[Charts and diagrams as code]
● ● ● ● ●

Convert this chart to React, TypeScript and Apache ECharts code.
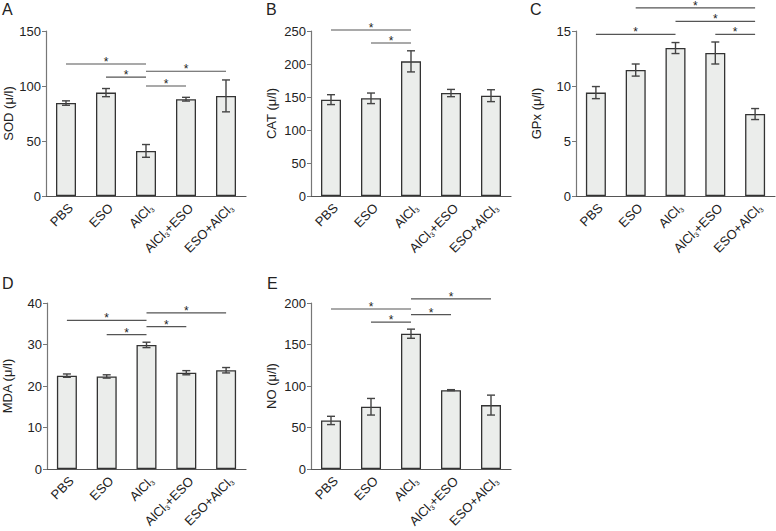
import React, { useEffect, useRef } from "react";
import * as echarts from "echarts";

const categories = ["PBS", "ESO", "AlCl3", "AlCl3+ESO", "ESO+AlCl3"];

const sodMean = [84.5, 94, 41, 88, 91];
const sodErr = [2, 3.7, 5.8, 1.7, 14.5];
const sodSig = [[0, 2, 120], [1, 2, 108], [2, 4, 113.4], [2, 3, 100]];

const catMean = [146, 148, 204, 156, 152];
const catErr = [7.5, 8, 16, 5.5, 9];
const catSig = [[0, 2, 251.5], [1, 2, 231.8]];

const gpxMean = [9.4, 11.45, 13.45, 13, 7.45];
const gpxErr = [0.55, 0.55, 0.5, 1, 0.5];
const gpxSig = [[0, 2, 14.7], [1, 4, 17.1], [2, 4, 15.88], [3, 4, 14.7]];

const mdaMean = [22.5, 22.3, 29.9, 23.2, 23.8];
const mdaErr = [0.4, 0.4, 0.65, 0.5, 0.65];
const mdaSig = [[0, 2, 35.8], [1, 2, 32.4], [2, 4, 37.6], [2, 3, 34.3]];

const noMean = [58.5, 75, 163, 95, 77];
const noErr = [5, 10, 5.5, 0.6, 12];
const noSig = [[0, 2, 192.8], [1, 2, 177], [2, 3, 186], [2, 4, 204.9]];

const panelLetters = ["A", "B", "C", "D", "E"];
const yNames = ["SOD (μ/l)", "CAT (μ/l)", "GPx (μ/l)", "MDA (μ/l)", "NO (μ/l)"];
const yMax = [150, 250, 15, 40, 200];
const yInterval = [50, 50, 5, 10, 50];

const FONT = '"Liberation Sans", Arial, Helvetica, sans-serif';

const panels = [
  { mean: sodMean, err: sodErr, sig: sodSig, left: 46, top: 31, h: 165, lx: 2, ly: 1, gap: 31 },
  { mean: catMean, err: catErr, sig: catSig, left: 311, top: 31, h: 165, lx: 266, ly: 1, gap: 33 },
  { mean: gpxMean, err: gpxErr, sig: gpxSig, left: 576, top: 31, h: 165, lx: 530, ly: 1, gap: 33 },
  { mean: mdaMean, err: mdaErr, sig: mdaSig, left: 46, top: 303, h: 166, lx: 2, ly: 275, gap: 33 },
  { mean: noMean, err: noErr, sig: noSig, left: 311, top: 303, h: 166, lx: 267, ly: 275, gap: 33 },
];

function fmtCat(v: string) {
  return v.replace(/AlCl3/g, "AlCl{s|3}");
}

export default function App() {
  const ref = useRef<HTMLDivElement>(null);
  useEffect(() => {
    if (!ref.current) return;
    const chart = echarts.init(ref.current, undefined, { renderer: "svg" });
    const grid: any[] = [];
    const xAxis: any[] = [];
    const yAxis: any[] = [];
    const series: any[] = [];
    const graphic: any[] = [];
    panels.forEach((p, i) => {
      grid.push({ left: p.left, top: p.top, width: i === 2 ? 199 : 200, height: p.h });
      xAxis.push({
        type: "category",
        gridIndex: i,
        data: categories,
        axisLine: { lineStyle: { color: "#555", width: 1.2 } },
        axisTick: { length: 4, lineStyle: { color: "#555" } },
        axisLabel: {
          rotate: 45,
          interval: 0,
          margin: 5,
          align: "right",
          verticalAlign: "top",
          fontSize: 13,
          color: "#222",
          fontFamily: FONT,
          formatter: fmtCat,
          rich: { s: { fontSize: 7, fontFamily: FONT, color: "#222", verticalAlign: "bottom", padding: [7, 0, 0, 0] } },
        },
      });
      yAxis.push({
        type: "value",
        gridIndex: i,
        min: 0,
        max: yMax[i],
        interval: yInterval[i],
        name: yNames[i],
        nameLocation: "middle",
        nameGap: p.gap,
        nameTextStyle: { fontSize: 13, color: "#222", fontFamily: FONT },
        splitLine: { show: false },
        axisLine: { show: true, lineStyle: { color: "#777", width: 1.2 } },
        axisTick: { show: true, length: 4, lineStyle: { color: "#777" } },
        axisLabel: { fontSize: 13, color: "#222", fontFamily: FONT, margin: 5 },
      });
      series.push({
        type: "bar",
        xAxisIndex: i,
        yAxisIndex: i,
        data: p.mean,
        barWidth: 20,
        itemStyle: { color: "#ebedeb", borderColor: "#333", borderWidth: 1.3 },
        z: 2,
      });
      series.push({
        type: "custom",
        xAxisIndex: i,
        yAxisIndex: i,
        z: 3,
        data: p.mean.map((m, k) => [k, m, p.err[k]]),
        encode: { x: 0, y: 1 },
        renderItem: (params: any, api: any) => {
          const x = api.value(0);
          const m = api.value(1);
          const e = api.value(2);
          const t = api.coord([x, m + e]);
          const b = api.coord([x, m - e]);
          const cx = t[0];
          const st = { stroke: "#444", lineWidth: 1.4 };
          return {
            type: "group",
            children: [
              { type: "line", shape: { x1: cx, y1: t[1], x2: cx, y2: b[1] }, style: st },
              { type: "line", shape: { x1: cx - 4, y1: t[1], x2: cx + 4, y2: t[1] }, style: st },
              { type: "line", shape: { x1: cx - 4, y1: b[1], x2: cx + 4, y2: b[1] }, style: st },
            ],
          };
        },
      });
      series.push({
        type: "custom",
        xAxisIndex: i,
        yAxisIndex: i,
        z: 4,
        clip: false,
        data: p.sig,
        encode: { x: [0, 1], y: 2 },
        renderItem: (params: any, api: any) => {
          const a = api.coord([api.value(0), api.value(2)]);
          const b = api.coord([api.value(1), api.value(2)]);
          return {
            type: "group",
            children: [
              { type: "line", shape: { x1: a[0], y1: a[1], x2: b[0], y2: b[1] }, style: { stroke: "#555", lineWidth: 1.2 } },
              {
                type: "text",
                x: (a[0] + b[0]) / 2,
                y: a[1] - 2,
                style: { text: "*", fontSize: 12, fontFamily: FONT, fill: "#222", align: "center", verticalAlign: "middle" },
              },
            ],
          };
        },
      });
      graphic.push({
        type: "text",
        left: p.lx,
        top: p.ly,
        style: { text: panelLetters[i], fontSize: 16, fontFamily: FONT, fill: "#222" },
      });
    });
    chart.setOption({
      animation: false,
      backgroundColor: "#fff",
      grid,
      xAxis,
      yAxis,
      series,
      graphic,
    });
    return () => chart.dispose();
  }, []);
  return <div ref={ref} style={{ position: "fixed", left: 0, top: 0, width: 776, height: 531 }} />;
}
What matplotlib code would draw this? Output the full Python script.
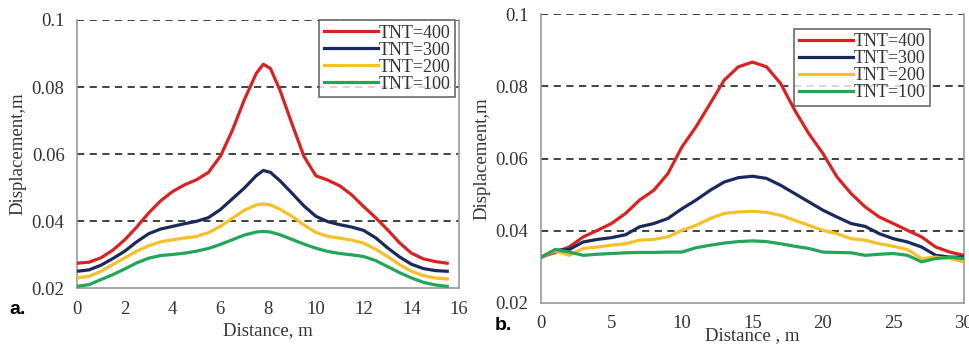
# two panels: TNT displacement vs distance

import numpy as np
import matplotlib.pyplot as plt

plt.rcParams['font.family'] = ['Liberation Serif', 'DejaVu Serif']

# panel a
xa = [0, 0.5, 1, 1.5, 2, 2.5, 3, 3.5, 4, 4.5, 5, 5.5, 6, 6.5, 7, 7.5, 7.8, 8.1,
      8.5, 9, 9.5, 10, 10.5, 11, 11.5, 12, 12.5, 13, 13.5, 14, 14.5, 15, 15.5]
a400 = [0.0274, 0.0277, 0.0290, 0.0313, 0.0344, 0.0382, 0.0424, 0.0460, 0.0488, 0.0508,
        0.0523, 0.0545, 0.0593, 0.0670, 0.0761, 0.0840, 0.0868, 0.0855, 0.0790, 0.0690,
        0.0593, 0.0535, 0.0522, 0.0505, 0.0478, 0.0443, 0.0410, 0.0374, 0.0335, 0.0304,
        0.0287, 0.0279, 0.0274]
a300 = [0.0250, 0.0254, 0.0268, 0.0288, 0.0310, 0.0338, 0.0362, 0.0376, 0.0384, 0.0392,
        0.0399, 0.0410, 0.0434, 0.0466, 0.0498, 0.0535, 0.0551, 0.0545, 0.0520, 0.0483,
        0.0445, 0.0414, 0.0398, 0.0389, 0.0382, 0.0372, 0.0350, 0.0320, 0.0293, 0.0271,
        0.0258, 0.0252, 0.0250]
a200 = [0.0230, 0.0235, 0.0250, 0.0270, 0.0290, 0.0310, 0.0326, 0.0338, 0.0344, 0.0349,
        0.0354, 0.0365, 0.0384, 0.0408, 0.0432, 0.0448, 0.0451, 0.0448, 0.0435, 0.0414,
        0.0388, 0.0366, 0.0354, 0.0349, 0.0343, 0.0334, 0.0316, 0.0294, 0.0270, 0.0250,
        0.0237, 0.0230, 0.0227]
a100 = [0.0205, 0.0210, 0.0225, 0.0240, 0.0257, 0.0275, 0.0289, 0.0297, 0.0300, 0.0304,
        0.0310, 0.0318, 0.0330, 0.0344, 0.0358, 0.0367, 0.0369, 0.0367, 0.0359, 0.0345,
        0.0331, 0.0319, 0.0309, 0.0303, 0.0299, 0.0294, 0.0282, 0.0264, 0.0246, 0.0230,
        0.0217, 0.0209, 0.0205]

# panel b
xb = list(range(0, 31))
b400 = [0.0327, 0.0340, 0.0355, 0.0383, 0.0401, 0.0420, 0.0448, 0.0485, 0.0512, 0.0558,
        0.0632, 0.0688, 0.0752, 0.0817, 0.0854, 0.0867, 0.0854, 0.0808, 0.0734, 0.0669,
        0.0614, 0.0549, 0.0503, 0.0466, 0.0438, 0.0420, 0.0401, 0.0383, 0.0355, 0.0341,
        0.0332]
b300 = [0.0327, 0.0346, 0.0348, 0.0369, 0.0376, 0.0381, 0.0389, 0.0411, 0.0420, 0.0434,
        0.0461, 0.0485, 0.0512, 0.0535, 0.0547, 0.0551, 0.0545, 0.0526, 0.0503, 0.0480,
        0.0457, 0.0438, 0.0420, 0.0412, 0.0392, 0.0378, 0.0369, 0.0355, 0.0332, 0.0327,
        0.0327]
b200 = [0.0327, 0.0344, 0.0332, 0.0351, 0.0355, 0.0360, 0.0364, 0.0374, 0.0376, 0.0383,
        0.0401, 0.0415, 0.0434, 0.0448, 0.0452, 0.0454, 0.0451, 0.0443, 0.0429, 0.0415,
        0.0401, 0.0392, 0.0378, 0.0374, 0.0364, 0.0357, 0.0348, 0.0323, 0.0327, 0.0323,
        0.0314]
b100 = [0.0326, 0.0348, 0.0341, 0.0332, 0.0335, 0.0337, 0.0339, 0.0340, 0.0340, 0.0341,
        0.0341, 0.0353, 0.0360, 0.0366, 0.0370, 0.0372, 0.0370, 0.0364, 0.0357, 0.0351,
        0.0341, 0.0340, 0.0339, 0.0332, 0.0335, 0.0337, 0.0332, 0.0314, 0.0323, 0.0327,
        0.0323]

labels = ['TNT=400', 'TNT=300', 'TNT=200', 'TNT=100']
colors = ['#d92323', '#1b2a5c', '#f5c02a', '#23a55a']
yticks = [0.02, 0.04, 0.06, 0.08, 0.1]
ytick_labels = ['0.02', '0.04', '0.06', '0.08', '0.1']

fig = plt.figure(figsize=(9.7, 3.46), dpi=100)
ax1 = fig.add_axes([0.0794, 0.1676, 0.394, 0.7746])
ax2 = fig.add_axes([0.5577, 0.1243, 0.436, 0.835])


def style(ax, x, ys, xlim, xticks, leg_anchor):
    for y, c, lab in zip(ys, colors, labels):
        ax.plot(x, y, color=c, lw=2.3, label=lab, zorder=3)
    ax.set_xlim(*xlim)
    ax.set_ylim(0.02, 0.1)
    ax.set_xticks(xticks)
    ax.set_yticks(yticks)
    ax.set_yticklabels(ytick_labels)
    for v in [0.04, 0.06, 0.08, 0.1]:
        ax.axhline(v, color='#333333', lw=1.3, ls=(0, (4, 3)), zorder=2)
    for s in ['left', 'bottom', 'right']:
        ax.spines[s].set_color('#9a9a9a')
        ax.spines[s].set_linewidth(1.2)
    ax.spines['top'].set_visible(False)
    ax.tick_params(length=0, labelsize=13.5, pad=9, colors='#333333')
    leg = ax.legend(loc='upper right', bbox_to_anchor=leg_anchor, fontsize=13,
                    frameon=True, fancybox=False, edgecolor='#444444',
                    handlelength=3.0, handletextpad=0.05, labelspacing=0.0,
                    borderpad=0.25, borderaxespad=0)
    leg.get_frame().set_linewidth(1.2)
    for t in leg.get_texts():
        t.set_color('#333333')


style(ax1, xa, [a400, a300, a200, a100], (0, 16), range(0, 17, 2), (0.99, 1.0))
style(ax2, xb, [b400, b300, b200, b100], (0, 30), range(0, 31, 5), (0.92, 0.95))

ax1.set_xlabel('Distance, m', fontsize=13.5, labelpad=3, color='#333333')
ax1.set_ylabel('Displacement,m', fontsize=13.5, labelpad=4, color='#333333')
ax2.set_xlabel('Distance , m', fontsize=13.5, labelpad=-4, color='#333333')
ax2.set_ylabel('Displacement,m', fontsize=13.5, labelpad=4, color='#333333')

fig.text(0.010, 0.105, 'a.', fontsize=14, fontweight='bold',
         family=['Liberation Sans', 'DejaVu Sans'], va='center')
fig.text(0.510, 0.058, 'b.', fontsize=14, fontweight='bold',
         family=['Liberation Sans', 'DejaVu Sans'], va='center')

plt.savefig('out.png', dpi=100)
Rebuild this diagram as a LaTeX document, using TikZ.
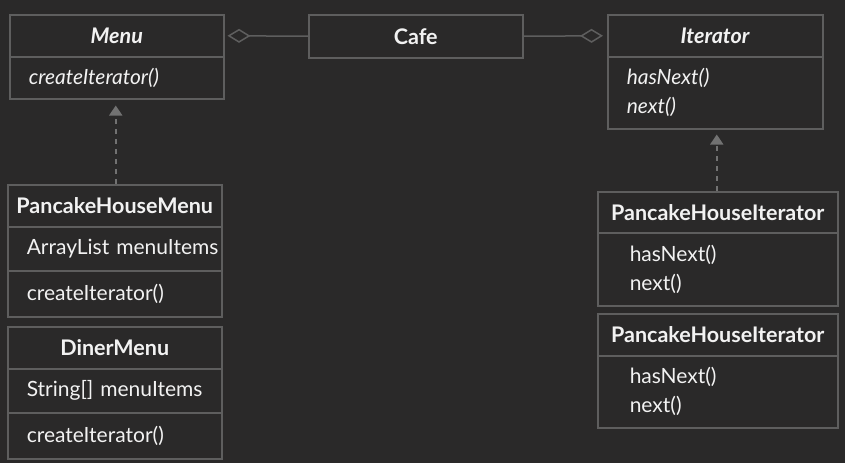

● ● ● ● ●

• **Brief**: In the entries above, find every line with the word "React" and list it.

• **Reply to the task**:
Convert this chart to React, TypeScript and Apache ECharts code.
import React, { useEffect, useRef } from "react";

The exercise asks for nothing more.